If you are a contractor be careful. Mold is a big deal in the courts. Billions of dollars in judgments and settlements have been paid out over the years. In 2009 and landlord in Arizona was ordered to pay a tenant $3.3 million dollars. The landlord ignored a leak, mold grew, the occupants got sick and sued the landlord. Very similar to my own experience, but in my case, I just moved and didn't sue the guy. The point is, mold can hurt people's physical and financial health. Google "sue for mold" and see for yourself how many lawyers there are ready to take on a mold case. Its easy money right, the mold is there or it's not. When I did a searching I got About 1,640,000 results.

Design matters

A well planned roof design can help prevent moisture and mold problems. This is certainly one of the challenges that roof consultants face every day. Remember a  roofing contractor's job is to install the roof system. Very few are in the business of designing a roof, at least to the same level as a roof consultant. The roof consultant is a professionally trained roof designer, they do not install roofs. The first step in preventing moisture and mold problems is a good roof design. 

Tiny little monsters

Mold is a microorganism a living thing. Belonging to the Fungi kingdom. There may be 100,000 to 200,000 different types of mold. Mold reproduces by making spores, which can float around dormant in the air for years. Just waiting for a damp spot to land on and germanate. Once in place, mold will start sucking the nutrients our of the material it landed on. Then it starts growing very fast. It produces more spores that start floating around in the air looking for a new place to land and grow. It is very important that make sure the roof is not contributing to any moisture problem that would give those little monsters a place to land and grow.

How to grow mold

Mold is a living thing, and it needs certain things to grow. Not much different than what we need to grow; it needs a food source. Sometimes that is the food we forget about at the back of the counter or refrigerator. It needs a comfortable temperature, between 40 and 100 F on average. And, yes you guessed it, it needs moisture. I can't emphasize enough how important it is to keep the water out, and how important the roof design is to that goal. 

Friend or foe

Is mold friend or foe, yes it is both. Mold spores are everywhere all of the time, they are part of the natural order of things. And not all of them are trying to kill us, some of them are good. For example, the first antibiotic was discovered in a mold.  Mold is used to make foods like cheese and soy sauce. Mold also eats up stuff like dead vegetation and the food trash we though out. It can help us when we are sick. It can help us clean up our mess. I can help us make foods that we love.

But it can also do us great harm. When mold gets on our homes, or on our food we want to eat, or in our bodies by breathing it or spores landing on our nose, eyes, and mouths. It can do us harm.  Especially if you already have an allergy and or respiratory problems,  I have both. What molds are bad?

"It is not necessary to determine what type of mold you may have growing in your home or other building.
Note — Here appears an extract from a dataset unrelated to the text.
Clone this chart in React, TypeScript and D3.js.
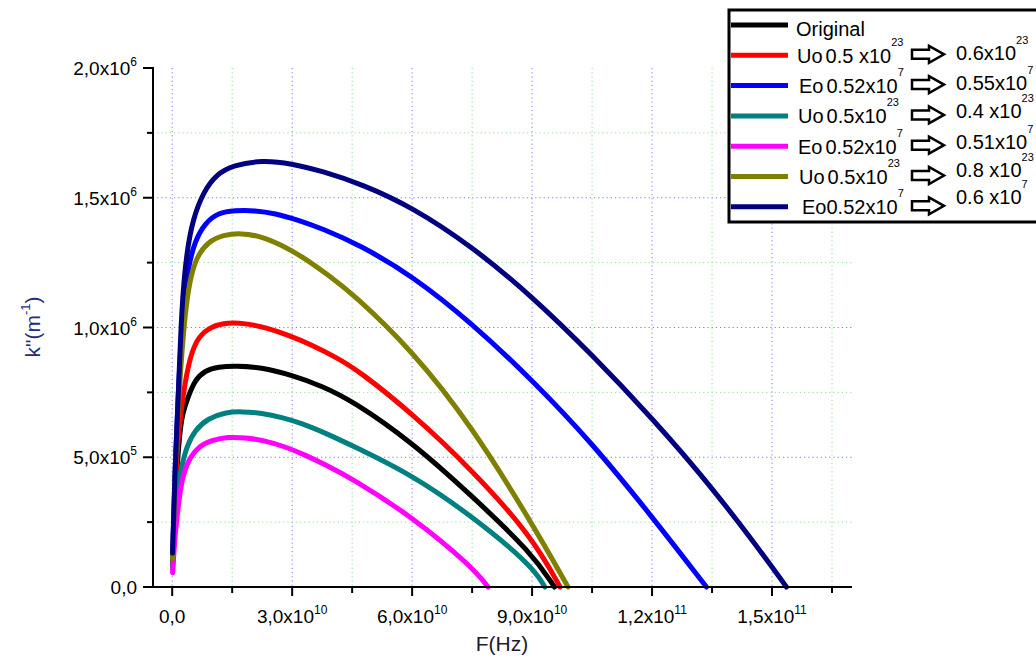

All molds should be treated the same with respect to potential health risks and removal." Center for Disease Control CDC

Mold is not a problem

Wait! Mold is not a problem? Not exactly always, the problem isn't the mold itself, but rather the spores it produces. Remember those little monsters floating around the air looking for a place to land and grow? Those little monsters are the cause of the problems to our health. 

Mold spores can hitch a ride on animal dander, dust mites, bacteria, and even on a virus. And in 2020 viruses are on all of our minds. The best way we can prevent mold from producing spores is to make sure it's not growing in the first place. That means keeping the moisture out places it does not belong.